The mother of invention
April 1st, 2008Day two of my diary on language on Economist.com
Learning the language behind the language
LEARNING other languages brings you the realisation — at first disappointing, but ultimately comforting — that 99% of the conversations around you are utterly humdrum. Those young toughs on the street corner flinging words at each other like knives sound much less menacing when you know they’re only debating which film to go to, and a passionate tête-a-tête in the supermarket aisle deflates somewhat when it’s about tomato sauce.
The way a language sounds to someone who doesn’t speak it is something that I’m not sure has a formal name, but which I’ll call mood. You can learn grammar, vocabulary, idiom, usage and accent, but nobody will ever teach you mood.
Yet you must know mood to speak like a native, and it’s something we all recognise. To English-speakers, Italian sounds excitable, Russian sounds annoyed and depressed, Brazilian Portuguese like flirting, and Hebrew like an argument. Newsreaders do their best to eliminate mood, which is why the news sounds the same in all languages. (Try it next time you’re channel-hopping in a hotel room.)
Intonation plays a big role in mood; so do facial expressions, gestures and speed. But mood is also subjective: it depends on your perception of the speaker. To Israeli Jews, Arabic sounds sinister and threatening. To Palestinians, Hebrew sounds arrogant and overbearing. However, once you know the language and can evaluate what people are saying, you gradually stop noticing mood.

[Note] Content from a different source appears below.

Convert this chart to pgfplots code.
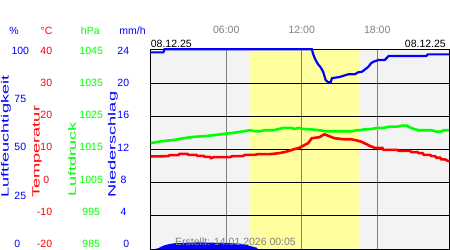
\documentclass[border=0pt]{standalone}
\usepackage{pgfplots}
\pgfplotsset{compat=1.18}
\usepackage{graphicx}
\usepackage{fontspec}
\setmainfont{Liberation Sans}
\definecolor{bgc}{HTML}{F3F3F3}
\definecolor{sun}{HTML}{FFFFA0}
\definecolor{hblue}{HTML}{0000FF}
\definecolor{tred}{HTML}{FF0000}
\definecolor{pgreen}{HTML}{00FF00}
\definecolor{lab}{HTML}{808080}
\begin{document}
\begin{tikzpicture}[font=\fontsize{10.5bp}{12bp}\selectfont]
\useasboundingbox (0,0) rectangle (450bp,250bp);
\pgfplotsset{
  base/.style={scale only axis, width=298.3bp, height=199bp, at={(150.7bp,1bp)}, anchor=south west, xmin=0, xmax=23.7},
  data/.style={base, hide axis, clip=false},
  lab/.style={scale only axis, width=298.3bp, height=193.3bp, at={(150.7bp,6bp)}, anchor=south west, xmin=0, xmax=23.7,
     axis line style={draw=none}, tick style={draw=none}, major tick length=0pt, xtick=\empty, yticklabel style={inner sep=0pt}},
}
% background, daylight band, grid
\begin{axis}[base, axis background/.style={fill=bgc}, axis on top,
  ymin=0, ymax=24, ytick={4,8,12,16,20}, yticklabels={,,,,},
  xtick={6,12,18}, xticklabels={06:00,12:00,18:00}, xticklabel pos=right,
  xticklabel style={text=lab, anchor=center, yshift=20bp, inner sep=0pt},
  major tick length=0pt, xmajorgrids, ymajorgrids,
  x grid style={lab, line width=1bp}, y grid style={black, line width=1bp},
  axis line style={black, line width=1bp}]
\addplot[fill=sun, draw=none] coordinates {(7.9,0) (7.9,24) (16.55,24) (16.55,0)} \closedcycle;
\end{axis}
% precipitation
\begin{axis}[data, ymin=0, ymax=24]
\addplot[fill=hblue, draw=none] coordinates {(0.35,0) (0.6,0.1) (0.8,0.25) (1.1,0.45) (1.5,0.6) (1.9,0.7) (2.7,0.75) (3.9,0.8) (5.1,0.75) (6.3,0.7) (7.1,0.65) (7.7,0.45) (8.05,0.3) (8.45,0.15) (8.5,0)} \closedcycle;
\end{axis}
% pressure
\begin{axis}[data, ymin=985, ymax=1045]
\addplot[pgreen, line width=2.6pt] coordinates {(0,1016.9) (0.4,1017.2) (0.9,1017.5) (1.9,1017.9) (2.6,1018.4) (3.4,1018.8) (4.5,1019.1) (5.2,1019.4) (5.8,1019.7) (6.3,1019.9) (6.9,1020.2) (7.4,1020.5) (7.9,1020.8) (8.3,1020.5) (8.7,1020.5) (9.0,1020.8) (9.7,1020.8) (10.1,1021.1) (10.5,1021.5) (11.2,1021.5) (11.4,1021.2) (11.8,1021.5) (12.1,1021.2) (12.6,1021.1) (13.2,1020.9) (14.0,1020.5) (16.0,1020.5) (16.3,1020.8) (16.6,1020.8) (17.0,1021.1) (17.4,1021.1) (18.0,1021.5) (18.5,1021.5) (19.0,1021.9) (19.6,1021.9) (20.0,1022.2) (20.4,1022.2) (20.5,1021.8) (20.9,1021.2) (21.3,1020.8) (22.3,1020.8) (22.7,1020.4) (23.0,1020.4) (23.3,1020.8) (23.7,1020.8)};
\end{axis}
% temperature
\begin{axis}[data, ymin=-20, ymax=40]
\addplot[tred, line width=2.6pt] coordinates {(0,7.9) (1.4,8.0) (1.5,8.3) (2.2,8.3) (2.3,8.7) (2.9,8.7) (3.0,8.4) (3.6,8.4) (3.7,8.1) (4.2,8.1) (4.3,7.8) (4.7,7.8) (4.8,7.4) (5.0,7.7) (6.3,7.7) (6.5,8.0) (7.3,8.0) (7.5,8.4) (8.3,8.4) (8.5,8.6) (9.5,8.6) (10.2,8.9) (10.6,9.2) (11.0,9.6) (11.4,10.1) (11.8,10.5) (12.2,11.3) (12.5,11.9) (12.8,13.4) (13.4,13.7) (13.8,14.6) (14.2,14.0) (14.6,13.4) (15.3,13.1) (15.9,13.1) (16.3,12.8) (16.7,12.4) (17.1,11.7) (17.4,11.1) (17.8,10.5) (18.4,10.5) (18.5,9.9) (19.6,9.9) (19.7,9.6) (20.6,9.6) (20.7,9.2) (21.2,9.2) (21.3,8.9) (21.6,8.9) (21.7,8.4) (22.2,8.4) (22.3,8.0) (22.6,8.0) (22.7,7.5) (23.0,7.5) (23.1,7.0) (23.4,7.0) (23.7,6.4)};
\end{axis}
% humidity
\begin{axis}[data, ymin=0, ymax=100]
\addplot[hblue, line width=2.2pt] coordinates {(0,98.8) (1.0,98.8) (1.1,100.4) (12.8,100.4) (12.93,97.5) (13.1,95) (13.3,92.8) (13.5,91.3) (13.7,89.1) (13.9,84.9) (14.1,83.8) (14.3,83.8) (14.4,85.8) (14.65,86.1) (14.9,86.3) (15.2,86.8) (15.7,87.8) (16.2,87.8) (16.5,88.8) (16.8,89.1) (17.0,90.1) (17.3,91.6) (17.5,93.3) (17.7,94.1) (18.1,95) (18.6,95) (18.8,96.3) (18.9,97) (21.9,97) (22.0,97.8) (23.7,97.8)};
\end{axis}
% tick label columns
\begin{axis}[lab, ymin=0, ymax=100, ytick={0,25,50,75,100}, yticklabels={0\hspace*{6.2bp},25,50,75,100},
  yticklabel style={text=hblue, anchor=center, xshift=-130.4bp}]
\end{axis}
\begin{axis}[lab, ymin=-20, ymax=40, ytick={-20,-10,0,10,20,30,40}, yticklabels={-20,-10,0\hspace*{3bp},10,20,30,40},
  yticklabel style={text=tred, anchor=east, xshift=-98.4bp}]
\end{axis}
\begin{axis}[lab, ymin=985, ymax=1045, ytick={985,995,1005,1015,1025,1035,1045}, yticklabels={985,995,1005,1015,1025,1035,1045},
  yticklabel style={text=pgreen, anchor=center, xshift=-59.5bp}]
\end{axis}
\begin{axis}[lab, ymin=0, ymax=24, ytick={0,4,8,12,16,20,24}, yticklabels={0,4\hspace*{2.6bp},8\hspace*{2.6bp},12,16,20,24},
  yticklabel style={text=hblue, anchor=east, xshift=-21.4bp}]
\end{axis}
% units
\node[text=hblue] at (14bp,219.5bp) {\%};
\node[text=tred] at (46.5bp,219.5bp) {°C};
\node[text=pgreen] at (90.3bp,219.5bp) {hPa};
\node[text=hblue] at (132.5bp,219.5bp) {mm/h};
% rotated labels
\node[rotate=90, anchor=west, inner sep=0pt, text=hblue] at (6bp,52bp) {\scalebox{1.73}[1]{Luftfeuchtigkeit}};
\node[rotate=90, anchor=west, inner sep=0pt, text=tred] at (37bp,52bp) {\scalebox{1.73}[1]{Temperatur}};
\node[rotate=90, anchor=west, inner sep=0pt, text=pgreen] at (72bp,53bp) {\scalebox{1.73}[1]{Luftdruck}};
\node[rotate=90, anchor=west, inner sep=0pt, text=hblue] at (113bp,52bp) {\scalebox{1.73}[1]{Niederschlag}};
% dates and footer
\node[anchor=west, inner sep=0pt] at (150.7bp,206.3bp) {08.12.25};
\node[anchor=east, inner sep=0pt] at (446bp,206.3bp) {08.12.25};
\node[anchor=west, inner sep=0pt, text=lab] at (175bp,8.5bp) {Erstellt: 14.01.2026 00:05};
\end{tikzpicture}
\end{document}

Except, that is, when different countries speak the same language.
This is what makes Spanish interesting. I learned it in Mexico, and Spanish-speakers from elsewhere laughed at my faint air of officiousness. I came away from a visit to Argentina speaking it with Italianate disdain. In Cuba I noticed that Spanish sounded confrontational, like Hebrew, and concluded that both had something to do with the mix of socialism and hot weather (though the transition to capitalism hasn’t improved Israeli manners much). And I wondered whether the Guatemalans’ tragically violent history came before or after their sad way of speaking.
Grammatically, Spanish is pretty dull. Like all the Romance languages, it reminds you that English is actually a class-conscious sandwich of two layers: short, pithy Anglo-Saxon, and the more laboured Latinate forms spoken originally by the aristocracy. Spanish has only the latter, which is why any text translated from English comes out about 20% longer.
However, over time the usage of Spanish words has diverged. Sometimes this can be entertaining. When a Mexican says “take the bus”, toma el camión, a Spaniard hears “drink the lorry.” When a Cuban says “take the bus”, coge la guagua, most of the rest of Latin America hears something quite unprintable.
Where Spanish really shows off its diversity is in the slang. When “Amores Perros”, a blockbuster film about the Mexico City underworld, was released a few years back, Spaniards complained about the lack of subtitles.
Argentinian Spanish has its own sub-language, lunfardo, thought to derive principally from the criminal jargon of Italian immigrants, and similar to Cockney rhyming slang.
Chile has an entire mini-language built around one word, huevón. No me huevees con esas hueveadas, huevón would come out in American English as “don’t screw me around with that crap, you dumb-ass”. In Mexico similar flexibility is exhibited by the verb chingar, which means “to rape”.
But Mexicans are also extraordinarily inventive with the word for that which is most sacred in Catholic culture: la madre, the mother. To mother (madrear) something is to wreck it; to “give it to someone in the mother” is to beat him up. Things that are annoying or of no consequence are just “mothers” (”don’t bother me with those madres“), while “not even mothers” means “no way”, and the exclamation “Mothers!” is similar to “Whoops!”
Something that “has no mother” can be either ultra-cool or absolutely appalling, depending on the context; conversely, something terrific can equally well be either “little mother” or “at full mother”. Something you don’t care about is “worth mother” to you. A total mess is a desmadre, or “dismother”. And to be totally fed up is to be “up to the mother”.
Needless to say, the worst insult you can pay a Mexican man is to tell him to chingar his mother. Such is the risk of being misunderstood that, if someone’s mother comes up in conversation, it is considered prudent in polite society to refer always to “your lady mother”.